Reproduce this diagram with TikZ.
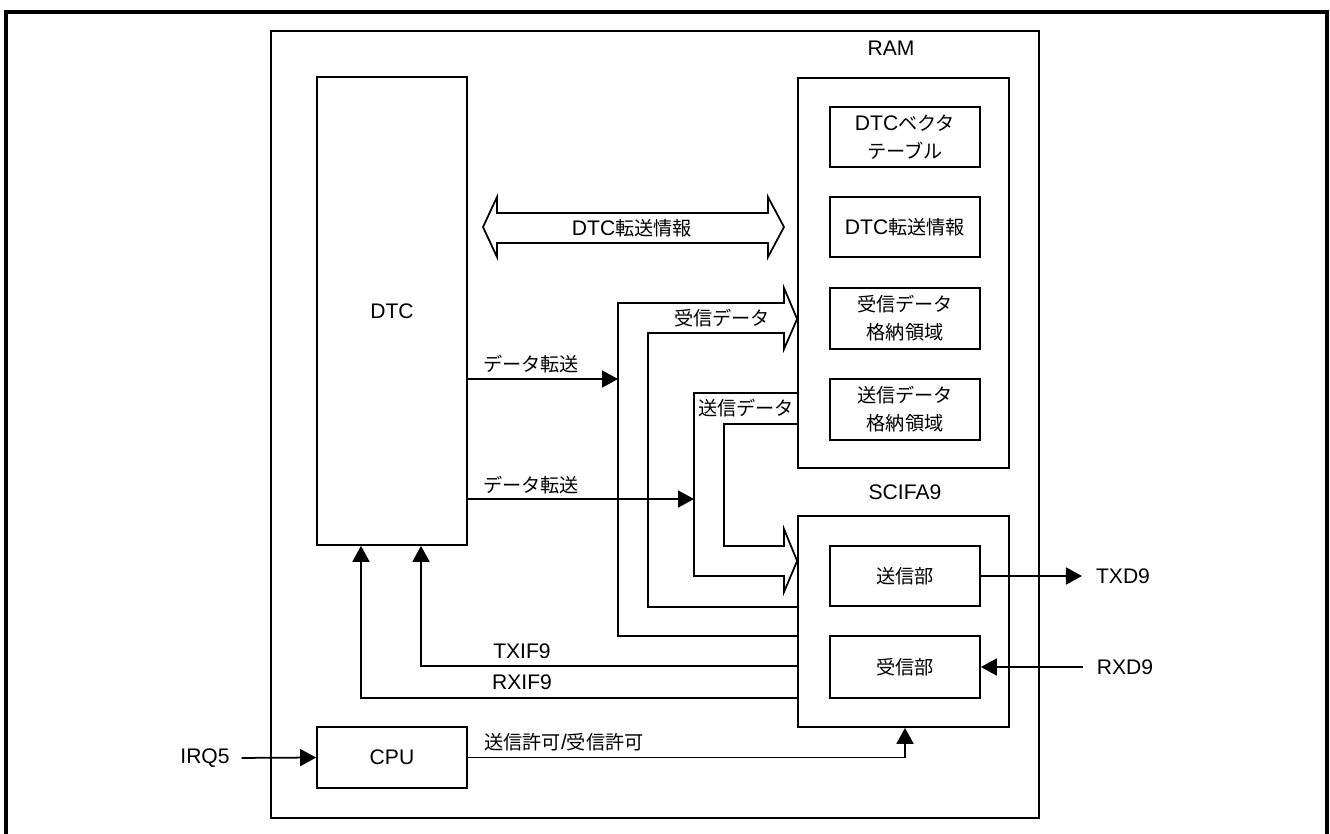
\documentclass[tikz,border=0pt]{standalone}
\usepackage{fontspec}
\setmainfont{Liberation Sans}
\newfontfamily\jp[Scale=0.91]{Noto Sans CJK JP}
\usetikzlibrary{arrows.meta}
\tikzset{
  every picture/.style={font=\fontsize{12}{16}\selectfont, line join=miter},
  blk/.style={draw, line width=1pt, inner sep=0pt, align=center},
  lbl/.style={inner sep=1pt, align=center},
  arr/.style={-{Triangle[length=0.32cm,width=0.34cm]}, line width=1pt},
  fat/.style={line width=1pt},
  frame/.style={line width=1.8pt},
}

\begin{document}
\begin{tikzpicture}[x=0.02cm,y=-0.02cm]
\useasboundingbox (0,0) rectangle (1330,833);
\draw[frame] (6,850) -- (6,12) -- (1327,12) -- (1327,850);
% chip and its blocks
\node[blk, minimum width=15.36cm, minimum height=15.74cm] (mcu) at (655,424.5) {};
\node[blk, minimum width=3cm, minimum height=9.36cm] (dtc) at (392,311) {DTC};
\node[blk, minimum width=3cm, minimum height=1.22cm] (cpu) at (392,757.5) {CPU};
\node[blk, minimum width=4.22cm, minimum height=7.8cm] (ram) at (903.5,273) {};
\node[lbl] (ramlbl) at (891,48) {RAM};
\node[blk, minimum width=3cm, minimum height=1.2cm] (vect) at (905,137) {DTC{\jp ベクタ}\\{\jp テーブル}};
\node[blk, minimum width=3cm, minimum height=1.2cm] (info) at (905,227) {DTC{\jp 転送情報}};
\node[blk, minimum width=3cm, minimum height=1.22cm] (rxbuf) at (905,318.5) {{\jp 受信データ}\\{\jp 格納領域}};
\node[blk, minimum width=3cm, minimum height=1.22cm] (txbuf) at (905,409.5) {{\jp 送信データ}\\{\jp 格納領域}};
\node[blk, minimum width=4.22cm, minimum height=4.22cm] (scifa) at (903.5,621.5) {};
\node[lbl] (scifalbl) at (905,492) {SCIFA9};
\node[blk, minimum width=3cm, minimum height=1.2cm] (txs) at (905,576) {{\jp 送信部}};
\node[blk, minimum width=3cm, minimum height=1.24cm] (rxs) at (905,667) {{\jp 受信部}};
% pins
\node[lbl] (irq) at (205,758) {IRQ5};
\node[lbl] (txd) at (1123,576) {TXD9};
\node[lbl] (rxd) at (1125,667) {RXD9};
% DTC transfer info (double fat arrow)
\draw[fat] (483,227) -- (497,197) -- (497,213) -- (768,213) -- (768,197) -- (784,227)
  -- (768,257) -- (768,243) -- (497,243) -- (497,257) -- cycle;
\node[lbl] (infolbl) at (632,228) {DTC{\jp 転送情報}};
% receive data: SCIFA9 -> RAM
\draw[fat] (scifa.west |- 0,636) -- (618,636) -- (618,303) -- (784,303) -- (784,288)
  -- (ram.west |- 0,319) -- (784,349) -- (784,333) -- (648,333) -- (648,607) -- (scifa.west |- 0,607);
\node[lbl] (rxdlbl) at (722,318) {{\jp 受信データ}};
% send data: RAM -> SCIFA9
\draw[fat] (ram.west |- 0,393) -- (694,393) -- (694,576) -- (784,576) -- (784,592)
  -- (scifa.west |- 0,561) -- (784,529) -- (784,546) -- (724,546) -- (724,424) -- (ram.west |- 0,424);
\node[lbl] (txdlbl) at (746,408) {{\jp 送信データ}};
% data transfer
\draw[arr] (dtc.east |- 0,379) -- (618,379);
\node[lbl] (xfer1) at (531,364) {{\jp データ転送}};
\draw[arr] (dtc.east |- 0,499) -- (694,499);
\node[lbl] (xfer2) at (531,485) {{\jp データ転送}};
% interrupt requests
\draw[arr] (scifa.west |- 0,666) -| (dtc.south -| 421,0);
\node[lbl] (txif) at (522,651) {TXIF9};
\draw[arr] (scifa.west |- 0,698) -| (dtc.south -| 361,0);
\node[lbl] (rxif) at (522,682) {RXIF9};
% enable
\draw[arr] (cpu.east) -| (scifa.south -| 905,0);
\node[lbl] (enlbl) at (564,742) {{\jp 送信許可}/{\jp 受信許可}};
\draw[arr, shorten <=0.2cm] (irq.east) -- (cpu.west);
\draw[arr, shorten >=0.24cm] (txs.east) -- (txd.west);
\draw[arr, shorten <=0.24cm] (rxd.west) -- (rxs.east);
\end{tikzpicture}
\end{document}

◆ ◆ ◆ ◆

◆ Set problem:
Transcribe the full listing above exactly as it stands, minus the pictures.

◆ Response to this task:
Reproduce this diagram with TikZ.
\documentclass[tikz,border=0pt]{standalone}
\usepackage{fontspec}
\setmainfont{Liberation Sans}
\newfontfamily\jp[Scale=0.91]{Noto Sans CJK JP}
\usetikzlibrary{arrows.meta}
\tikzset{
  every picture/.style={font=\fontsize{12}{16}\selectfont, line join=miter},
  blk/.style={draw, line width=1pt, inner sep=0pt, align=center},
  lbl/.style={inner sep=1pt, align=center},
  arr/.style={-{Triangle[length=0.32cm,width=0.34cm]}, line width=1pt},
  fat/.style={line width=1pt},
  frame/.style={line width=1.8pt},
}

\begin{document}
\begin{tikzpicture}[x=0.02cm,y=-0.02cm]
\useasboundingbox (0,0) rectangle (1330,833);
\draw[frame] (6,850) -- (6,12) -- (1327,12) -- (1327,850);
% chip and its blocks
\node[blk, minimum width=15.36cm, minimum height=15.74cm] (mcu) at (655,424.5) {};
\node[blk, minimum width=3cm, minimum height=9.36cm] (dtc) at (392,311) {DTC};
\node[blk, minimum width=3cm, minimum height=1.22cm] (cpu) at (392,757.5) {CPU};
\node[blk, minimum width=4.22cm, minimum height=7.8cm] (ram) at (903.5,273) {};
\node[lbl] (ramlbl) at (891,48) {RAM};
\node[blk, minimum width=3cm, minimum height=1.2cm] (vect) at (905,137) {DTC{\jp ベクタ}\\{\jp テーブル}};
\node[blk, minimum width=3cm, minimum height=1.2cm] (info) at (905,227) {DTC{\jp 転送情報}};
\node[blk, minimum width=3cm, minimum height=1.22cm] (rxbuf) at (905,318.5) {{\jp 受信データ}\\{\jp 格納領域}};
\node[blk, minimum width=3cm, minimum height=1.22cm] (txbuf) at (905,409.5) {{\jp 送信データ}\\{\jp 格納領域}};
\node[blk, minimum width=4.22cm, minimum height=4.22cm] (scifa) at (903.5,621.5) {};
\node[lbl] (scifalbl) at (905,492) {SCIFA9};
\node[blk, minimum width=3cm, minimum height=1.2cm] (txs) at (905,576) {{\jp 送信部}};
\node[blk, minimum width=3cm, minimum height=1.24cm] (rxs) at (905,667) {{\jp 受信部}};
% pins
\node[lbl] (irq) at (205,758) {IRQ5};
\node[lbl] (txd) at (1123,576) {TXD9};
\node[lbl] (rxd) at (1125,667) {RXD9};
% DTC transfer info (double fat arrow)
\draw[fat] (483,227) -- (497,197) -- (497,213) -- (768,213) -- (768,197) -- (784,227)
  -- (768,257) -- (768,243) -- (497,243) -- (497,257) -- cycle;
\node[lbl] (infolbl) at (632,228) {DTC{\jp 転送情報}};
% receive data: SCIFA9 -> RAM
\draw[fat] (scifa.west |- 0,636) -- (618,636) -- (618,303) -- (784,303) -- (784,288)
  -- (ram.west |- 0,319) -- (784,349) -- (784,333) -- (648,333) -- (648,607) -- (scifa.west |- 0,607);
\node[lbl] (rxdlbl) at (722,318) {{\jp 受信データ}};
% send data: RAM -> SCIFA9
\draw[fat] (ram.west |- 0,393) -- (694,393) -- (694,576) -- (784,576) -- (784,592)
  -- (scifa.west |- 0,561) -- (784,529) -- (784,546) -- (724,546) -- (724,424) -- (ram.west |- 0,424);
\node[lbl] (txdlbl) at (746,408) {{\jp 送信データ}};
% data transfer
\draw[arr] (dtc.east |- 0,379) -- (618,379);
\node[lbl] (xfer1) at (531,364) {{\jp データ転送}};
\draw[arr] (dtc.east |- 0,499) -- (694,499);
\node[lbl] (xfer2) at (531,485) {{\jp データ転送}};
% interrupt requests
\draw[arr] (scifa.west |- 0,666) -| (dtc.south -| 421,0);
\node[lbl] (txif) at (522,651) {TXIF9};
\draw[arr] (scifa.west |- 0,698) -| (dtc.south -| 361,0);
\node[lbl] (rxif) at (522,682) {RXIF9};
% enable
\draw[arr] (cpu.east) -| (scifa.south -| 905,0);
\node[lbl] (enlbl) at (564,742) {{\jp 送信許可}/{\jp 受信許可}};
\draw[arr, shorten <=0.2cm] (irq.east) -- (cpu.west);
\draw[arr, shorten >=0.24cm] (txs.east) -- (txd.west);
\draw[arr, shorten <=0.24cm] (rxd.west) -- (rxs.east);
\end{tikzpicture}
\end{document}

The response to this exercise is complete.